Austro-Hungarian Maps Dataset Data Processing Plan

Section A: General

A1: Goals of experiment

To make available an experimental project from the 2015 Library of Congress GIS Research Fellows program, accessible in a format that is both comprehensive and more easily digestible for computational and non-computational re-use.

A2: Describe the scope of the intended workflow or pipeline.

This dataset was originally developed as part of a 2015 project of the Library of Congress GIS Research Fellows program. Paper materials were digitized, georeferenced, and a derivative shapefile was generated for quick display of each sheet's georeferenced bounding box. The set was then lightly refined for public dissemination in 2022. Details of methods can be found below and in the dataset's README.md file.

A3: Data delivery format and specifications for data generated in the experiment.

The following file formats are used in this dataset:

A4: Description of intended use.

The data package will be made publicly available through a S3/Cloudfront distribution on data.labs.loc.gov.

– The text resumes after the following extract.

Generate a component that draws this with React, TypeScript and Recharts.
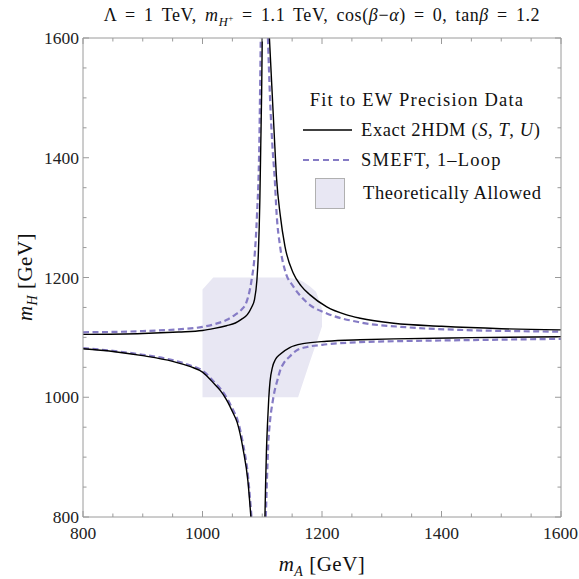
import { ComposedChart, XAxis, YAxis, Line, Area, Legend } from "recharts";

// Axis ticks (GeV); labels only on every 200
const X_TICKS = [800, 850, 900, 950, 1000, 1050, 1100, 1150, 1200, 1250, 1300, 1350, 1400, 1450, 1500, 1550, 1600];
const Y_TICKS = [800, 850, 900, 950, 1000, 1050, 1100, 1150, 1200, 1250, 1300, 1350, 1400, 1450, 1500, 1550, 1600];

// Exact 2HDM (S,T,U) contours, [mA, mH]
const exactUpperLeft = [
  [800, 1105], [900, 1106.5], [960, 1109], [1000, 1111.5], [1020, 1115], [1040, 1119.5],
  [1055, 1124], [1065, 1130], [1075, 1138], [1082, 1150], [1087, 1163], [1091, 1195],
  [1093.5, 1240], [1096, 1330], [1097.5, 1420], [1099, 1510], [1100, 1600],
];
const exactUpperRight = [
  [1112, 1600], [1116, 1520], [1120, 1440], [1124, 1365], [1130, 1305], [1138, 1252],
  [1152, 1207], [1165, 1186], [1180, 1171], [1208, 1151], [1240, 1138], [1264, 1132],
  [1320, 1123.5], [1400, 1118.5], [1500, 1114.5], [1600, 1112.5],
];
const exactLowerLeft = [
  [800, 1081], [850, 1076.5], [900, 1069.5], [950, 1060], [980, 1051], [1000, 1042],
  [1020, 1022], [1030, 1011], [1040, 996], [1051, 974], [1058, 958], [1068, 913],
  [1076, 860], [1081, 800],
];
const exactLowerRight = [
  [1104.5, 800], [1105.5, 850], [1107, 910], [1109, 960], [1111, 1000], [1113, 1026],
  [1117, 1050], [1122, 1063], [1130, 1072], [1146, 1083], [1168, 1089.5], [1208, 1093.5],
  [1264, 1096], [1320, 1097.5], [1450, 1099.5], [1600, 1101],
];

// SMEFT one-loop contours, [mA, mH]
const smeftUpperLeft = [
  [800, 1108.5], [900, 1110.5], [960, 1113.5], [1000, 1117.5], [1020, 1122], [1040, 1129],
  [1055, 1138], [1065, 1146], [1074, 1160], [1082, 1195], [1087.5, 1240], [1091, 1300],
  [1095, 1420], [1097.5, 1600],
];
const smeftUpperRight = [
  [1109.5, 1600], [1113, 1500], [1117, 1420], [1121, 1363], [1124, 1307], [1130, 1251],
  [1138, 1212], [1152, 1185], [1165, 1168], [1180, 1154], [1208, 1140], [1264, 1125],
  [1340, 1117], [1430, 1112.5], [1520, 1110.5], [1600, 1109.5],
];
const smeftLowerLeft = [
  [800, 1082], [850, 1077.5], [900, 1071], [950, 1062], [980, 1053], [1000, 1044.5],
  [1020, 1025], [1030, 1014.5], [1040, 1000], [1051, 979], [1058, 964], [1068, 921],
  [1076, 870], [1082, 800],
];
const smeftLowerRight = [
  [1106, 800], [1107.5, 850], [1110, 920], [1113, 960], [1117, 990], [1121, 1012],
  [1125, 1027], [1130, 1045], [1136, 1057], [1146, 1068], [1157, 1078], [1175, 1084],
  [1200, 1087.5], [1264, 1092], [1320, 1093.5], [1450, 1095.5], [1600, 1097.5],
];

// Theoretically allowed region: mA -> [lower mH, upper mH]
const allowedMA = [1000, 1018, 1140, 1160, 1170, 1180, 1190, 1200];
const allowedLow = [1000, 1000, 1000, 1000, 1030, 1060, 1089, 1118];
const allowedHigh = [1180, 1200, 1200, 1197, 1192, 1185, 1176, 1148];

const FRAME = "#9a9a9a";
const PURPLE = "#857bc5";
const SHADE = "#e8e7f3";
const SERIF = "'Liberation Serif', 'Times New Roman', serif";

const toPoints = (pts: number[][]) => pts.map(([x, y]) => ({ x, y }));
const allowedBand = allowedMA.map((x, i) => ({ x, band: [allowedLow[i], allowedHigh[i]] }));

const isMajor = (v: number) => v % 200 === 0;

function BottomTick({ x, y, payload }: any) {
  const v = payload.value;
  // last label hugs the right edge
  const last = v === X_TICKS[X_TICKS.length - 1];
  return (
    <g>
      <line x1={x} x2={x} y1={y} y2={y - (isMajor(v) ? 6 : 3.5)} stroke={FRAME} />
      {isMajor(v) && (
        <text
          x={last ? x + 17 : x}
          y={y + 22}
          textAnchor={last ? "end" : "middle"}
          fontFamily={SERIF}
          fontSize={17.5}
          fill="#222"
        >
          {v}
        </text>
      )}
    </g>
  );
}

function TopTick({ x, y, payload }: any) {
  const v = payload.value;
  return <line x1={x} x2={x} y1={y} y2={y + (isMajor(v) ? 6 : 3.5)} stroke={FRAME} />;
}

function LeftTick({ x, y, payload }: any) {
  const v = payload.value;
  return (
    <g>
      <line x1={x} x2={x + (isMajor(v) ? 6 : 3.5)} y1={y} y2={y} stroke={FRAME} />
      {isMajor(v) && (
        <text x={x - 4} y={y + 6} textAnchor="end" fontFamily={SERIF} fontSize={17.5} fill="#222">
          {v}
        </text>
      )}
    </g>
  );
}

function RightTick({ x, y, payload }: any) {
  const v = payload.value;
  return <line x1={x} x2={x - (isMajor(v) ? 6 : 3.5)} y1={y} y2={y} stroke={FRAME} />;
}

function FitLegend() {
  return (
    <svg width={270} height={130} style={{ display: "block", overflow: "visible" }}>
      <g fontFamily={SERIF} fontSize={18.5} fill="#111" letterSpacing={0.6}>
        <text x={122} y={21} textAnchor="middle" letterSpacing={1.2}>
          Fit to EW Precision Data
        </text>
        <line x1={8} x2={57} y1={45} y2={45} stroke="#000" strokeWidth={1.4} />
        <text x={66} y={51}>
          Exact 2HDM (<tspan fontStyle="italic">S</tspan>, <tspan fontStyle="italic">T</tspan>,{" "}
          <tspan fontStyle="italic">U</tspan>)
        </text>
        <line x1={8} x2={57} y1={75} y2={75} stroke={PURPLE} strokeWidth={2} strokeDasharray="6 4" />
        <text x={66} y={81} letterSpacing={1.2}>
          SMEFT, 1–Loop
        </text>
        <rect x={20.5} y={93.5} width={29} height={30} fill={SHADE} stroke="#b0b0b0" />
        <text x={68} y={114}>Theoretically Allowed</text>
      </g>
    </svg>
  );
}

const exactLines = [exactUpperLeft, exactUpperRight, exactLowerLeft, exactLowerRight];
const smeftLines = [smeftUpperLeft, smeftUpperRight, smeftLowerLeft, smeftLowerRight];

export default function App() {
  return (
    <div
      style={{
        position: "absolute",
        left: 0,
        top: 0,
        width: 579,
        height: 579,
        overflow: "hidden",
        fontFamily: SERIF,
        background: "#fff",
      }}
    >
      <ComposedChart width={579} height={579} margin={{ top: 28, right: 8, bottom: 32, left: 43 }}>
        <XAxis
          type="number"
          dataKey="x"
          domain={[800, 1600]}
          ticks={X_TICKS}
          interval={0}
          allowDataOverflow
          tick={<BottomTick />}
          tickLine={false}
          tickSize={0}
          tickMargin={0}
          axisLine={{ stroke: FRAME }}
          height={30}
        />
        <XAxis
          xAxisId="top"
          orientation="top"
          type="number"
          dataKey="x"
          domain={[800, 1600]}
          ticks={X_TICKS}
          interval={0}
          allowDataOverflow
          tick={<TopTick />}
          tickLine={false}
          tickSize={0}
          tickMargin={0}
          axisLine={{ stroke: FRAME }}
          height={10}
        />
        <YAxis
          type="number"
          domain={[800, 1600]}
          ticks={Y_TICKS}
          interval={0}
          allowDataOverflow
          tick={<LeftTick />}
          tickLine={false}
          tickSize={0}
          tickMargin={0}
          axisLine={{ stroke: FRAME }}
          width={40}
        />
        <YAxis
          yAxisId="right"
          orientation="right"
          type="number"
          domain={[800, 1600]}
          ticks={Y_TICKS}
          interval={0}
          allowDataOverflow
          tick={<RightTick />}
          tickLine={false}
          tickSize={0}
          tickMargin={0}
          axisLine={{ stroke: FRAME }}
          width={10}
        />
        <Area
          data={allowedBand}
          dataKey="band"
          type="linear"
          fill={SHADE}
          fillOpacity={1}
          stroke="none"
          isAnimationActive={false}
        />
        {smeftLines.map((pts, i) => (
          <Line
            key={`smeft-${i}`}
            data={toPoints(pts)}
            dataKey="y"
            type="monotone"
            stroke={PURPLE}
            strokeWidth={2.2}
            strokeDasharray="6 3.5"
            dot={false}
            activeDot={false}
            isAnimationActive={false}
          />
        ))}
        {exactLines.map((pts, i) => (
          <Line
            key={`exact-${i}`}
            data={toPoints(pts)}
            dataKey="y"
            type="monotone"
            stroke="#000"
            strokeWidth={1.4}
            dot={false}
            activeDot={false}
            isAnimationActive={false}
          />
        ))}
        <Legend
          layout="vertical"
          align="center"
          verticalAlign="middle"
          content={<FitLegend />}
          wrapperStyle={{ position: "absolute", left: 295, top: 85, width: 270, height: 130 }}
        />
      </ComposedChart>

      <div
        style={{
          position: "absolute",
          left: 322,
          top: 5,
          transform: "translateX(-50%)",
          whiteSpace: "nowrap",
          fontSize: 18,
          lineHeight: "20px",
          letterSpacing: 0.6,
          wordSpacing: 3,
          color: "#111",
        }}
      >
        Λ = 1 TeV, <i>m</i>
        <sub style={{ fontSize: 12.5, lineHeight: 0 }}>
          <i>H</i>
          <sup style={{ fontSize: 9, lineHeight: 0 }}>+</sup>
        </sub>{" "}
        = 1.1 TeV, cos(<i>β</i>−<i>α</i>) = 0, tan<i>β</i> = 1.2
      </div>

      <div
        style={{
          position: "absolute",
          left: 322,
          top: 564,
          transform: "translate(-50%, -50%)",
          whiteSpace: "nowrap",
          fontSize: 21,
          lineHeight: "24px",
          letterSpacing: 0.5,
          color: "#111",
        }}
      >
        <i>m</i>
        <sub style={{ fontSize: 14, lineHeight: 0 }}>
          <i>A</i>
        </sub>{" "}
        [GeV]
      </div>

      <div
        style={{
          position: "absolute",
          left: 25,
          top: 277,
          transform: "translate(-50%, -50%) rotate(-90deg)",
          whiteSpace: "nowrap",
          fontSize: 21,
          lineHeight: "24px",
          letterSpacing: 0.5,
          color: "#111",
        }}
      >
        <i>m</i>
        <sub style={{ fontSize: 14, lineHeight: 0 }}>
          <i>H</i>
        </sub>{" "}
        [GeV]
      </div>
    </div>
  );
}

Section B: Data Doumentation

B1: Description of dataset.

Title of dataset

Austro-Hungarian Maps Dataset

Composition

Provenance

This dataset has a layered provenance, outlined below.

Compilation methods

For the dataset preparation, the source data was taken directly from the output of the 2015 Library of Congress GIS Research Fellows program. No sampling methods were used.

Preprocessing steps

In preparation for the public release of the dataset in 2022:

  1. Filenames were standardized for clarity.
  2. The shapefile attribute table was updated with standardized filenames and re-exported using Esri's arcgis Python library.
  3. The "sheet_img" files were cropped and deskewed (rotated) for clarity of presentation.
  4. 104 images in the "geo" directory that used approximate transformations stored in Esri .tfwx and .aux files, rather than GeoTIFFs, were removed.
  5. A metadata.csv file was generated, based on metadata in filenames.

Additional details of the filenaming scheme and of the original methods used for the 2015 project can be found in the dataset's README.md file.

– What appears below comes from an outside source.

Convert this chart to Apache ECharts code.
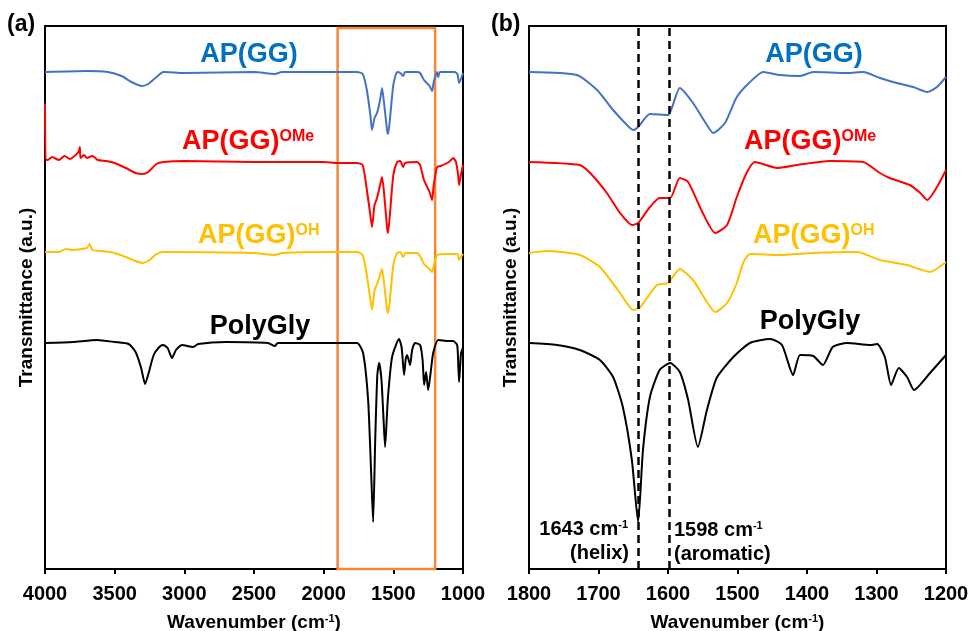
<!DOCTYPE html>
<html>
<head>
<meta charset="UTF-8">
<title>FTIR</title>
<style>
    html,body{margin:0;padding:0;background:#fff;}
    #chart{width:971px;height:631px;}
</style>
</head>
<body>
<div id="chart"></div>
<script src="https://cdn.jsdelivr.net/npm/echarts@6/dist/echarts.min.js"></script>
<script>
    // [wavenumber, transmittance (a.u., stacked offset)]
    const aBlue = [[4000,497],[3700,498],[3550,497],[3450,493],[3380,487],[3304,483],[3260,485],[3200,492],[3150,497],[3000,496],[2500,497],[2350,495],[2300,497],[1900,497],[1760,497],[1720,495],[1690,479],[1665,454],[1653,439],[1635,451],[1617,456],[1595,469],[1581,481],[1565,464],[1545,439],[1538,435],[1525,449],[1500,484],[1473,497],[1450,496],[1430,493],[1415,497],[1330,497],[1308,496],[1280,489],[1240,483],[1222,478],[1210,487],[1186,497],[1178,492],[1165,497],[1060,497],[1040,495],[1028,486],[1015,490],[1000,496]];
    const aRed = [[4000,465],[3995,409],[3980,409],[3950,412],[3900,409],[3860,413],[3820,410],[3780,414],[3760,417],[3750,422],[3745,411],[3720,414],[3700,411],[3660,413],[3620,409],[3560,408],[3500,406],[3420,401],[3350,396],[3300,395],[3260,397],[3200,405],[3150,407],[3000,408],[2500,407],[2000,407],[1900,406],[1760,406],[1720,404],[1690,379],[1665,354],[1653,342],[1635,364],[1617,371],[1595,384],[1581,392],[1565,374],[1545,341],[1538,336],[1525,354],[1500,394],[1473,407],[1450,408],[1430,402],[1415,406],[1330,407],[1308,404],[1280,389],[1240,377],[1222,369],[1210,384],[1186,402],[1160,403],[1100,407],[1070,411],[1050,407],[1035,394],[1028,384],[1015,394],[1000,404]];
    const aYellow = [[4000,317],[3900,317],[3850,320],[3800,319],[3700,321],[3680,325],[3660,319],[3600,318],[3500,316],[3420,312],[3350,308],[3300,306],[3250,309],[3200,315],[3150,317],[2500,316],[2350,314],[2300,316],[1900,317],[1760,317],[1720,314],[1690,294],[1665,269],[1653,259],[1635,279],[1617,285],[1595,294],[1581,300],[1565,284],[1545,259],[1538,256],[1525,269],[1500,304],[1473,316],[1450,317],[1430,312],[1415,316],[1330,316],[1308,313],[1280,305],[1240,300],[1222,297],[1210,303],[1186,314],[1100,315],[1040,315],[1028,309],[1015,312],[1000,315]];
    const aBlack = [[4000,226],[3800,227],[3627,229],[3500,227],[3400,225],[3350,217],[3310,201],[3282,185],[3260,194],[3220,214],[3180,222],[3153,224],[3120,221],[3088,211],[3060,219],[3017,224],[2937,222],[2900,225],[2700,227],[2400,226],[2350,223],[2330,226],[2000,226],[1760,226],[1717,216],[1681,169],[1660,99],[1645,47],[1630,129],[1615,194],[1602,206],[1585,189],[1570,149],[1559,122],[1540,169],[1509,212],[1459,230],[1440,221],[1423,194],[1410,211],[1401,214],[1380,204],[1365,219],[1344,226],[1308,224],[1290,209],[1279,184],[1265,197],[1250,179],[1230,199],[1214,216],[1178,229],[1100,228],[1071,228],[1042,224],[1034,204],[1028,187],[1020,204],[1014,216],[1000,221]];

    const bBlue = [[1800,497],[1731,494],[1702,479],[1679,459],[1659,444],[1650,439],[1643,442],[1626,455],[1600,454],[1594,462],[1583,481],[1564,466],[1544,444],[1535,436],[1518,446],[1501,472],[1482,487],[1463,497],[1439,494],[1410,493],[1391,497],[1342,496],[1319,497],[1295,491],[1271,486],[1247,482],[1227,477],[1213,482],[1200,492]];
    const bRed = [[1800,407],[1727,404],[1712,396],[1688,376],[1669,356],[1652,344],[1643,346],[1626,362],[1612,371],[1597,371],[1583,391],[1571,387],[1550,356],[1532,336],[1515,344],[1501,372],[1487,396],[1475,407],[1443,401],[1414,404],[1367,408],[1319,407],[1295,396],[1281,391],[1252,384],[1237,376],[1227,369],[1213,382],[1200,399]];
    const bYellow = [[1800,316],[1774,318],[1727,314],[1698,302],[1669,276],[1650,259],[1640,262],[1616,284],[1600,286],[1583,300],[1564,289],[1544,267],[1532,257],[1515,266],[1501,286],[1492,306],[1482,315],[1439,314],[1391,316],[1328,317],[1295,309],[1256,304],[1223,297],[1200,307]];
    const bBlack = [[1800,226],[1760,224],[1727,219],[1698,209],[1679,192],[1665,162],[1652,109],[1643,47],[1636,119],[1626,172],[1612,199],[1597,206],[1583,197],[1571,169],[1557,122],[1544,159],[1530,191],[1506,212],[1482,226],[1453,230],[1436,224],[1420,194],[1410,214],[1391,213],[1377,204],[1363,222],[1342,226],[1309,224],[1299,225],[1288,212],[1279,184],[1268,201],[1256,192],[1246,179],[1223,196],[1200,214]];

    const boxRange = [1900, 1200];
    const peakLines = [1643, 1598];
    const names = ['AP(GG)', 'AP(GG)', 'AP(GG)', 'PolyGly'];
    const colors = ['#4472C4', '#FF0000', '#FFC000', '#000000'];

    const FONT = '"Liberation Sans", Arial, sans-serif';
    const myChart = echarts.init(document.getElementById('chart'));

    function xAx(idx, min, max, interval) {
        return {
            gridIndex: idx, type: 'value', inverse: true, min: min, max: max, interval: interval,
            name: 'Wavenumber (cm{sup|-1})', nameLocation: 'middle', nameGap: 44,
            nameTextStyle: {fontFamily: FONT, fontWeight: 'bold', fontSize: 19, color: '#000',
                rich: {sup: {fontFamily: FONT, fontWeight: 'bold', fontSize: 11, verticalAlign: 'top', color: '#000'}}},
            axisLine: {lineStyle: {color: '#000', width: 2}},
            axisTick: {length: 5, lineStyle: {color: '#000', width: 2}},
            axisLabel: {fontFamily: FONT, fontWeight: 'bold', fontSize: 20, color: '#000', margin: 15,
                formatter: v => String(v)},
            splitLine: {show: false}
        };
    }
    function yAx(idx) {
        return {
            gridIndex: idx, type: 'value', min: 0, max: 543,
            name: 'Transmittance (a.u.)', nameLocation: 'middle', nameGap: 9,
            nameTextStyle: {fontFamily: FONT, fontWeight: 'bold', fontSize: 19, color: '#000'},
            axisLine: {show: true, lineStyle: {color: '#000', width: 2}},
            axisTick: {show: false}, axisLabel: {show: false}, splitLine: {show: false}
        };
    }
    function line(idx, data, color) {
        return {
            type: 'line', xAxisIndex: idx, yAxisIndex: idx, data: data, showSymbol: false,
            smooth: 0.2, lineStyle: {color: color, width: 2}, itemStyle: {color: color}, silent: true
        };
    }

    const series = [
        line(0, aBlue, colors[0]), line(0, aRed, colors[1]), line(0, aYellow, colors[2]), line(0, aBlack, colors[3]),
        line(1, bBlue, colors[0]), line(1, bRed, colors[1]), line(1, bYellow, colors[2]), line(1, bBlack, colors[3])
    ];
    series[0].markArea = {
        silent: true,
        itemStyle: {color: 'rgba(0,0,0,0)', borderColor: '#F4873A', borderWidth: 2.5},
        data: [[{xAxis: boxRange[0], yAxis: 0}, {xAxis: boxRange[1], yAxis: 541}]]
    };
    series[7].markLine = {
        silent: true, symbol: ['none', 'none'], label: {show: false},
        lineStyle: {type: [8, 5], color: '#000', width: 2.5},
        data: peakLines.map(v => ({xAxis: v}))
    };

    const big = {fontFamily: FONT, fontWeight: 'bold', fontSize: 27};
    const sup = {fontFamily: FONT, fontWeight: 'bold', fontSize: 16, verticalAlign: 'top'};
    function label(x, y, str, color, align) {
        return {
            type: 'text', x: x, y: y, silent: true,
            style: {
                text: str, textAlign: align || 'left', textVerticalAlign: 'middle', fill: color,
                rich: {m: Object.assign({fill: color}, big), s: Object.assign({fill: color}, sup)}
            }
        };
    }
    const small = {fontFamily: FONT, fontWeight: 'bold', fontSize: 20};
    const smallSup = {fontFamily: FONT, fontWeight: 'bold', fontSize: 11, verticalAlign: 'top'};
    function note(x, y, str, align) {
        return {
            type: 'text', x: x, y: y, silent: true,
            style: {
                text: str, textAlign: align, textVerticalAlign: 'middle', fill: '#000',
                rich: {m: Object.assign({fill: '#000'}, small), s: Object.assign({fill: '#000'}, smallSup)}
            }
        };
    }

    const gridBase = {top: 26, height: 543, show: true, borderColor: '#000', borderWidth: 2,
        backgroundColor: 'transparent', containLabel: false, outerBoundsMode: 'none'};

    const option = {
        animation: false,
        backgroundColor: '#fff',
        grid: [
            Object.assign({left: 45, width: 418}, gridBase),
            Object.assign({left: 529, width: 417}, gridBase)
        ],
        xAxis: [xAx(0, 1000, 4000, 500), xAx(1, 1200, 1800, 100)],
        yAxis: [yAx(0), yAx(1)],
        series: series,
        graphic: [
            {type: 'text', x: 7, y: 25, style: {text: '(a)', font: 'bold 23px ' + FONT, fill: '#000', textVerticalAlign: 'middle'}},
            {type: 'text', x: 491, y: 25, style: {text: '(b)', font: 'bold 23px ' + FONT, fill: '#000', textVerticalAlign: 'middle'}},

            label(249, 55, '{m|' + names[0] + '}', '#0070C0', 'center'),
            label(182, 142, '{m|' + names[1] + '}{s|OMe}', colors[1]),
            label(198, 236, '{m|' + names[2] + '}{s|OH}', colors[2]),
            label(260, 327, '{m|' + names[3] + '}', colors[3], 'center'),

            label(814, 55, '{m|' + names[0] + '}', '#0070C0', 'center'),
            label(744, 142, '{m|' + names[1] + '}{s|OMe}', colors[1]),
            label(753, 236, '{m|' + names[2] + '}{s|OH}', colors[2]),
            label(810, 322, '{m|' + names[3] + '}', colors[3], 'center'),

            note(628, 529, '{m|1643 cm}{s|-1}', 'right'),
            note(629, 553, '{m|(helix)}', 'right'),
            note(674, 530, '{m|1598 cm}{s|-1}', 'left'),
            note(674, 554, '{m|(aromatic)}', 'left')
        ]
    };
    myChart.setOption(option);
</script>
</body>
</html>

Potential risk to people, communities, and organizations and strategies for risk mitigation.

The data package provides the following Content Advisory, found in the README.md and cover-sheet.md files:

Maps, like other archival materials, are produced from the particular socio-political perspective of their creators, expressed through the use of labels, choice of language, drawing of borders, and other visual symbology. Maps can contain contested land claims, offensive place names, and partial perspectives on political and cultural conflict. The historical maps contained in this dataset were initially prepared and issued by the Austro-Hungarian Monarchy's Militärgeographisches Institut beginning around 1875. After the dissolution of the Austro-Hungarian Empire in 1918, parts of the set were continued by successive governments. Some portions of this set were produced by Third Reich Germany in the 1930s and 1940s during and after annexing areas to its south and east. Most of this set is produced by various governmental military mapping agencies.

The regions covered by this set of maps are linguistically and culturally diverse. Generally, place names in the set are identified by their German cognates, but they are also known to sometimes be in Hungarian or Slavic languages.

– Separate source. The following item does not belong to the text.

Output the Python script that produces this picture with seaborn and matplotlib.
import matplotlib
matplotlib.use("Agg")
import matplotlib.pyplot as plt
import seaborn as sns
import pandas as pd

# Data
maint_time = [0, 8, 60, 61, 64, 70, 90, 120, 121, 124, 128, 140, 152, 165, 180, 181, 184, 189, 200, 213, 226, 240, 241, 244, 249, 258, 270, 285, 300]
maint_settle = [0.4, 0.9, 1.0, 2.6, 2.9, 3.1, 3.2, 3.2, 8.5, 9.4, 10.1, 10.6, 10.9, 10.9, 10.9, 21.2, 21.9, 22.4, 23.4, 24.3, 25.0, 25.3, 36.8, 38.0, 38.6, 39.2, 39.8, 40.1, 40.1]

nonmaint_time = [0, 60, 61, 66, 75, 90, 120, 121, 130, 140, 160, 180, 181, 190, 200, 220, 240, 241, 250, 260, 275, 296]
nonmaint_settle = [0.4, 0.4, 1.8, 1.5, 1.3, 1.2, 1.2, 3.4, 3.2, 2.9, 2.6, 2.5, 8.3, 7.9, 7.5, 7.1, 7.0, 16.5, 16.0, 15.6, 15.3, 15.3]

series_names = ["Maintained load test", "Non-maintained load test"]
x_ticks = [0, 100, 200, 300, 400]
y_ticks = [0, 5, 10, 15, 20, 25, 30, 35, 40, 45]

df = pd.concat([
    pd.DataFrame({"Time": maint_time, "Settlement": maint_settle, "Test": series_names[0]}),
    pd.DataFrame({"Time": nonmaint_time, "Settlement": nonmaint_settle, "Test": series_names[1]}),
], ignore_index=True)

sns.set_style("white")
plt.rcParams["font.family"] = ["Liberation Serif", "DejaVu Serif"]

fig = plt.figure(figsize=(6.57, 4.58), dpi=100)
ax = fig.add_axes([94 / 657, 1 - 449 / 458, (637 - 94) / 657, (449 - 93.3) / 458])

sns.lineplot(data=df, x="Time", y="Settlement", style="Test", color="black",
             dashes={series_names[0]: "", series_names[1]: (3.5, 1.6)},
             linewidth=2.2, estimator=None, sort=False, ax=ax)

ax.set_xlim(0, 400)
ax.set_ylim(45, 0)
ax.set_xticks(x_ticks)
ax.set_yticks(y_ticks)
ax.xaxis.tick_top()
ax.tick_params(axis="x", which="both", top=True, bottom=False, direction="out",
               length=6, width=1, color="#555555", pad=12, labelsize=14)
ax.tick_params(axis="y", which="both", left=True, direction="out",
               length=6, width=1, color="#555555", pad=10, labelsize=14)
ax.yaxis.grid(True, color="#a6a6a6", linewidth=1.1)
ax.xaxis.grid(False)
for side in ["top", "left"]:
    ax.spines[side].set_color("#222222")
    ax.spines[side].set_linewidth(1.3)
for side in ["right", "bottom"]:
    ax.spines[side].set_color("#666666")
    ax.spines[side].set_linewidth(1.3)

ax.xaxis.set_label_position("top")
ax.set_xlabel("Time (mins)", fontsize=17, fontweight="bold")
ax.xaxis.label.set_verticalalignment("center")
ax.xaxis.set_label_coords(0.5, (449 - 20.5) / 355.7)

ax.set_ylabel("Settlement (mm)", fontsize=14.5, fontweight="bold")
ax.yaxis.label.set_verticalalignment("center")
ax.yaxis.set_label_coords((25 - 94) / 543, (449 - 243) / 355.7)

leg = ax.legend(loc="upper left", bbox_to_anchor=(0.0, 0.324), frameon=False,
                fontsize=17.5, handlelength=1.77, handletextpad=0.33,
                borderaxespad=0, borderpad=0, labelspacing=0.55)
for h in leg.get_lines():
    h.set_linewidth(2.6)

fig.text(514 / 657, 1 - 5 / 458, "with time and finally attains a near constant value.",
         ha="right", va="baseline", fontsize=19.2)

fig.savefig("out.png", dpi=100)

How will the experiment team address outdated or potentially offensive terms or elements of data that may be harmful if encountered by human users?

The content of the original maps has not been altered except to crop for georeferenced display. Please also refer to the Content Advisory above.

The Library of Congress is unaware of any copyright or other restrictions in this map set. Absent any such restrictions, these materials are free to use and reuse. The determination of the status of an item ultimately rests with the person desiring to reproduce or use the item.